1 febrero 2012 | EN | FR

Ugandan boys eating

Forty-five per cent of rice and 85 per cent of wheat consumed in Africa is imported

Flickr/Feed My Starving Children

[KAMPALA] Price-monitoring computer software that will produce monthly updates of staple food prices is being developed for East and Central African countries.

The tool is under development at the Association for Strengthening Agricultural Research in East and Central Africa (ASARECA), whose headquarters are in Uganda.

It is expected to increase competition and resilience to price volatility, and will begin with the monitoring of prices of maize, the major regional staple food.

Michael Waithaka, manager of the Policy Analysis and Advocacy Programme at ASARECA, told SciDev.Net: "We will be giving monthly updates of food prices and balances. We will also be trying out a forecasting model, so that we can be more prepared, but this may take some time to adapt adequately." 

The monitoring tool, to be launched imminently, will use food price indices generated by each country's bureau of statistics every month.

The information gathered by ASARECA through its networks in ten East African countries will be amalgamated, analysed and distributed to the governments of all the relevant countries to create price awareness.

It is hoped the data generated will help to enable the flow of food from surplus to deficit areas, and from markets where the prices are low to where prices are high, thus reducing food shortages.

However, observers have pointed out that the lack of integrated regional markets also needs to be addressed for food security to improve, as high price volatility is associated with the weak integration of food markets.

High food prices have had a negative effect on trade for the African continent, a net food importer that spends about US$20 billion annually on food imports, according to the UN's Food and Agricultural Organization (FAO).

For instance, according to FAO statistics, 45 per cent of rice and 85 per cent of wheat consumed in Africa is imported.

Waithaka warned that the tool will not be the sole solution for food price volatility as causes vary.

Since 2010, the East and Central African region has suffered volatile food prices because of a combination of global causes and region-specific factors.
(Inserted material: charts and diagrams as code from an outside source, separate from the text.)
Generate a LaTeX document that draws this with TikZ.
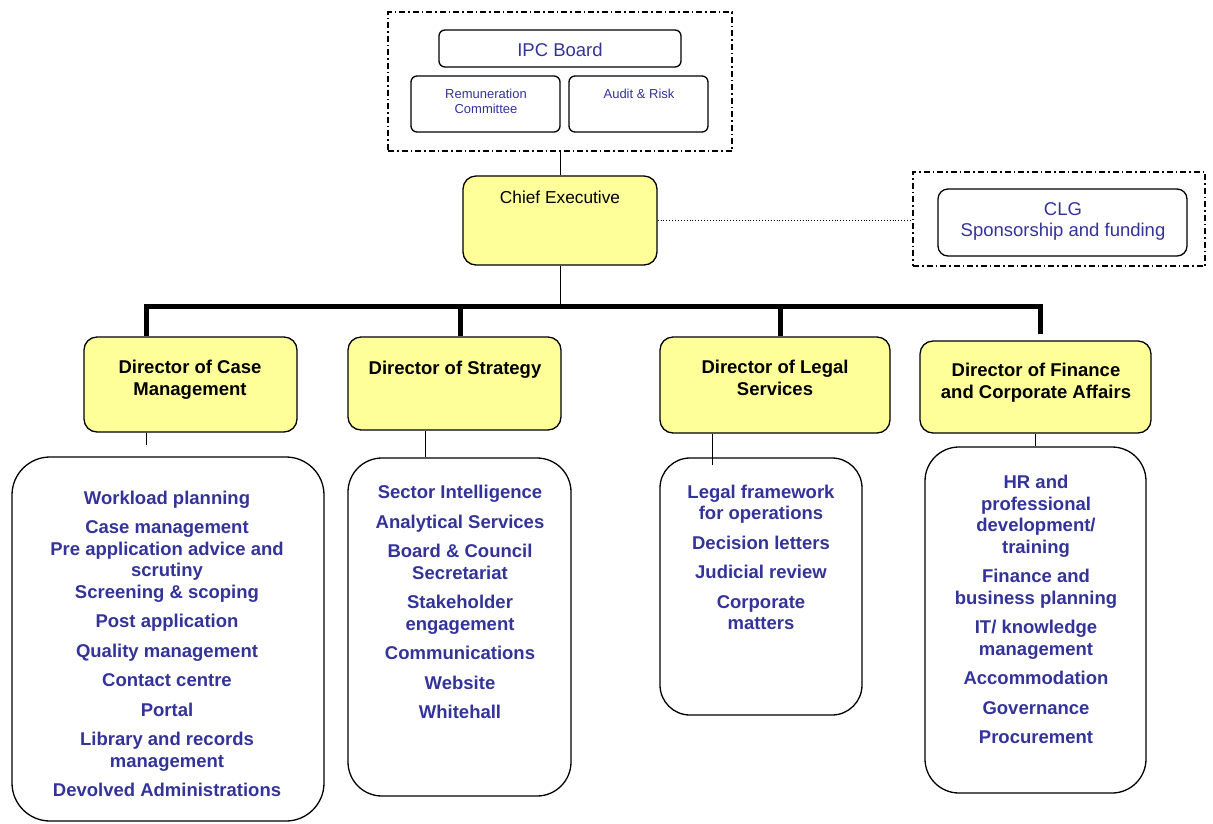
\documentclass[tikz,border=0pt]{standalone}
\usepackage{fontspec}
\setmainfont{Liberation Sans}
\usepackage{xcolor}
\usepackage{tikz}
\definecolor{ipcblue}{HTML}{333399}
\definecolor{paleyellow}{HTML}{FFFF99}
\tikzset{
  dashframe/.style={draw, line width=1.2pt, dash pattern=on 6pt off 3pt on 1.5pt off 3pt, inner sep=0pt},
  boardbox/.style={draw, line width=1.3pt, rounded corners=6pt, inner sep=0pt},
  dirbox/.style={draw, line width=1.3pt, fill=paleyellow, rounded corners=13pt, inner sep=0pt},
  listbox/.style={draw, line width=1.3pt, rounded corners=38pt, inner sep=0pt},
  bartree/.style={line width=5pt, line join=miter},
  dirtext/.style={anchor=base, align=center, inner sep=0pt, font=\fontsize{18.5}{22}\selectfont\bfseries},
  itemtext/.style={anchor=base, align=center, inner sep=0pt, text=ipcblue, font=\fontsize{18.5}{21.5}\selectfont\bfseries},
  boardtext/.style={anchor=base, align=center, inner sep=0pt, text=ipcblue, font=\fontsize{18.5}{21.5}\selectfont},
  smalltext/.style={anchor=base, align=center, inner sep=0pt, text=ipcblue, font=\fontsize{13}{15}\selectfont}
}
\begin{document}
\begin{tikzpicture}[x=1pt,y=1pt,yscale=-1,xscale=1]
    \useasboundingbox (0,0) rectangle (1213,823);
    %Board frame
    \node[dashframe, minimum width=344, minimum height=139] (ipcframe) at (560,81.5) {};
    \node[boardbox, minimum width=242, minimum height=37] (ipcboard) at (560,48.5) {};
    \node[boardbox, minimum width=149, minimum height=56] (remun) at (485.5,104) {};
    \node[boardbox, minimum width=139, minimum height=56] (audit) at (638.5,104) {};
    % Text Node (base = last line)
    \node[boardtext] (tipc) at (560,56) {IPC Board};
    \node[smalltext] (tremun) at (486,113) {Remuneration\\Committee};
    \node[smalltext] (taudit) at (639,98) {Audit \& Risk};
    %Chief executive
    \node[dirbox, minimum width=194, minimum height=89] (ceo) at (560,220.5) {};
    \node[anchor=base, inner sep=0pt, font=\fontsize{17.3}{20}\selectfont] (tceo) at (560,203) {Chief Executive};
    %Sponsor frame
    \node[dashframe, minimum width=292, minimum height=94] (clgframe) at (1059,219) {};
    \node[boardbox, rounded corners=10pt, minimum width=249, minimum height=67] (clg) at (1062.5,222.5) {};
    \node[boardtext] (tclg) at (1063,236.5) {CLG\\Sponsorship and funding};
    %Straight Lines
    \draw[line width=1pt] (ipcframe.south) -- (ceo.north);
    \draw[line width=0.9pt, dotted] (ceo.east) -- (clgframe.west |- ceo.east);
    %Directors
    \node[dirbox, minimum width=213, minimum height=95] (dcase) at (190.5,384.5) {};
    \node[dirbox, minimum width=213, minimum height=93] (dstrat) at (454.5,383.5) {};
    \node[dirbox, minimum width=230, minimum height=96] (dlegal) at (775,385) {};
    \node[dirbox, minimum width=231, minimum height=92] (dfin) at (1035.5,387) {};
    % Text Node
    \node[dirtext] (tcase) at (190,395.5) {Director of Case\\Management};
    \node[dirtext] (tstrat) at (455,374) {Director of Strategy};
    \node[dirtext] (tlegal) at (775,395.5) {Director of Legal\\Services};
    \node[dirtext] (tfin) at (1036,398.5) {Director of Finance\\and Corporate Affairs};
    %Bar
    \coordinate (bcase) at (146,306);
    \coordinate (bceo) at (560,306);
    \coordinate (bstrat) at (460,306);
    \coordinate (blegal) at (780,306);
    \coordinate (bfin) at (1040,306);
    \coordinate (bfinend) at (1040,334);
    \draw[line width=1pt] (ceo.south) -- (bceo);
    \draw[bartree] (bcase |- dcase.north) -- (bcase) -- (bfin) -- (bfinend);
    \draw[bartree] (bstrat) -- (bstrat |- dstrat.north);
    \draw[bartree] (blegal) -- (blegal |- dlegal.north);
    %Lists
    \node[listbox, minimum width=312, minimum height=364] (lcase) at (168,639) {};
    \node[listbox, rounded corners=34pt, minimum width=223, minimum height=338] (lstrat) at (459.5,627) {};
    \node[listbox, rounded corners=30pt, minimum width=202, minimum height=257] (llegal) at (761,586.5) {};
    \node[listbox, rounded corners=34pt, minimum width=221, minimum height=346] (lfin) at (1035.5,620) {};
    \coordinate (scase) at (146,445);
    \coordinate (slegal) at (712,465);
    \draw[line width=1pt] (bcase |- dcase.south) -- (scase);
    \draw[line width=1pt] ([xshift=-29.5]dstrat.south) -- ([xshift=-34.5]lstrat.north);
    \draw[line width=1pt] (slegal |- dlegal.south) -- (slegal);
    \draw[line width=1pt] (dfin.south) -- (lfin.north);
    % Text Node
    \node[itemtext] (icase) at (167,796.5) {Workload planning\\[8pt]Case management\\Pre application advice and\\scrutiny\\Screening \& scoping\\[8pt]Post application\\[8pt]Quality management\\[8pt]Contact centre\\[8pt]Portal\\[8pt]Library and records\\management\\[8pt]Devolved Administrations};
    \node[itemtext] (istrat) at (460,718.5) {Sector Intelligence\\[8pt]Analytical Services\\[8pt]Board \& Council\\Secretariat\\[8pt]Stakeholder\\engagement\\[8pt]Communications\\[8pt]Website\\[8pt]Whitehall};
    \node[itemtext] (ilegal) at (761,629.5) {Legal framework\\for operations\\[8pt]Decision letters\\[8pt]Judicial review\\[8pt]Corporate\\matters};
    \node[itemtext] (ifin) at (1036,743.5) {HR and\\professional\\development/\\training\\[8pt]Finance and\\business planning\\[8pt]IT/ knowledge\\management\\[8pt]Accommodation\\[8pt]Governance\\[8pt]Procurement};
\end{tikzpicture}
\end{document}
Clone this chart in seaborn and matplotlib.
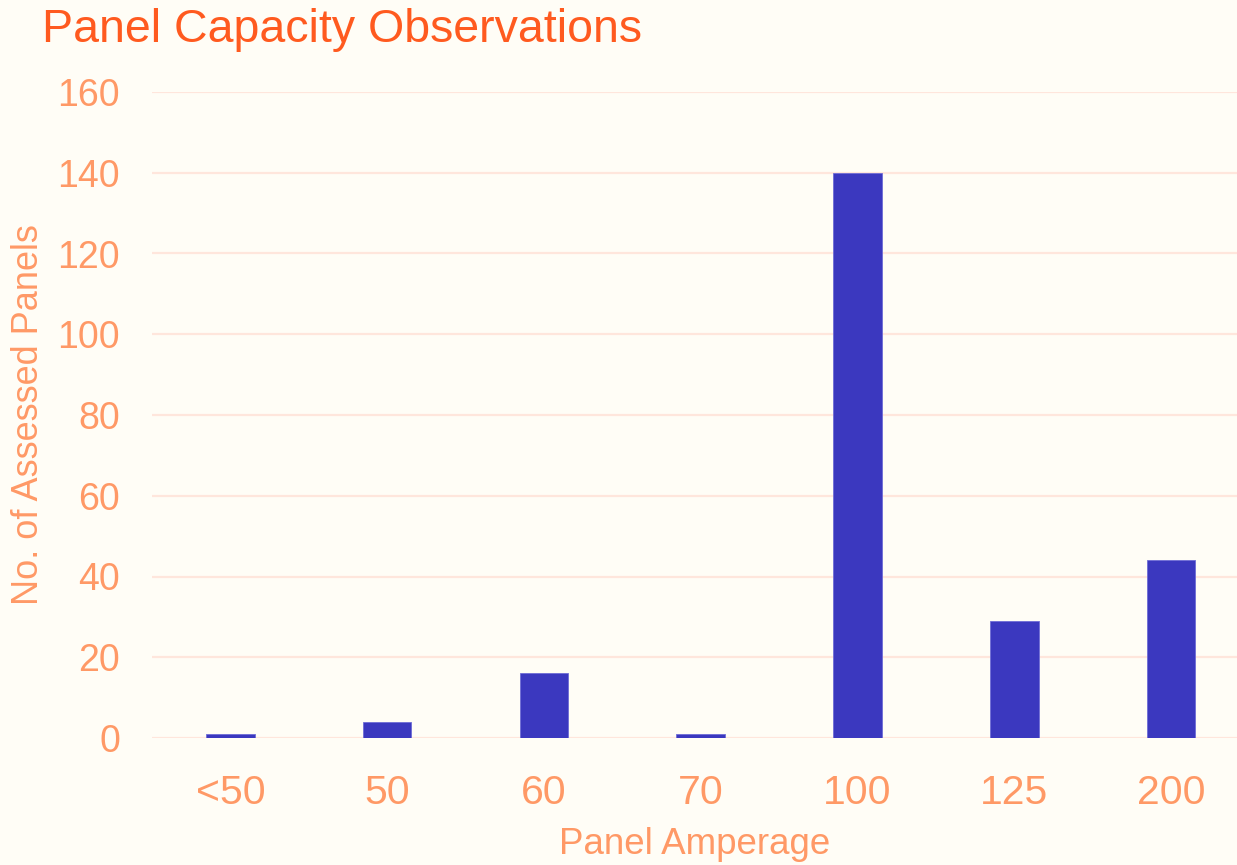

Export bans were the most prominent trade policy measures in 2011.

Joseph Karugia, the coordinator of the Regional Strategic Analysis and Knowledge Support System for Eastern and Central Africa, said: "In the 1970s and 1980s we complained about low prices, but now that they are high we continue to complain. A regional response would be an opportunity to address the food price crisis."

High food prices, he added, would prompt exploitation of regional diversity and facilitate regional trade with priority actions, including removal of export bans, elimination of non-tariff barriers and upgrading infrastructure of main regional trade corridors.

Godfrey Asea, head plant breeder of the cereals research programme at Uganda's National Crops Resources Research Institute, said the tool will equip farmers, traders and consumers with market information for decision making.

The key remaining problems would be how accessible the information is — and adequate infrastructure so that food can move from areas of surplus to areas of deficit, he concluded.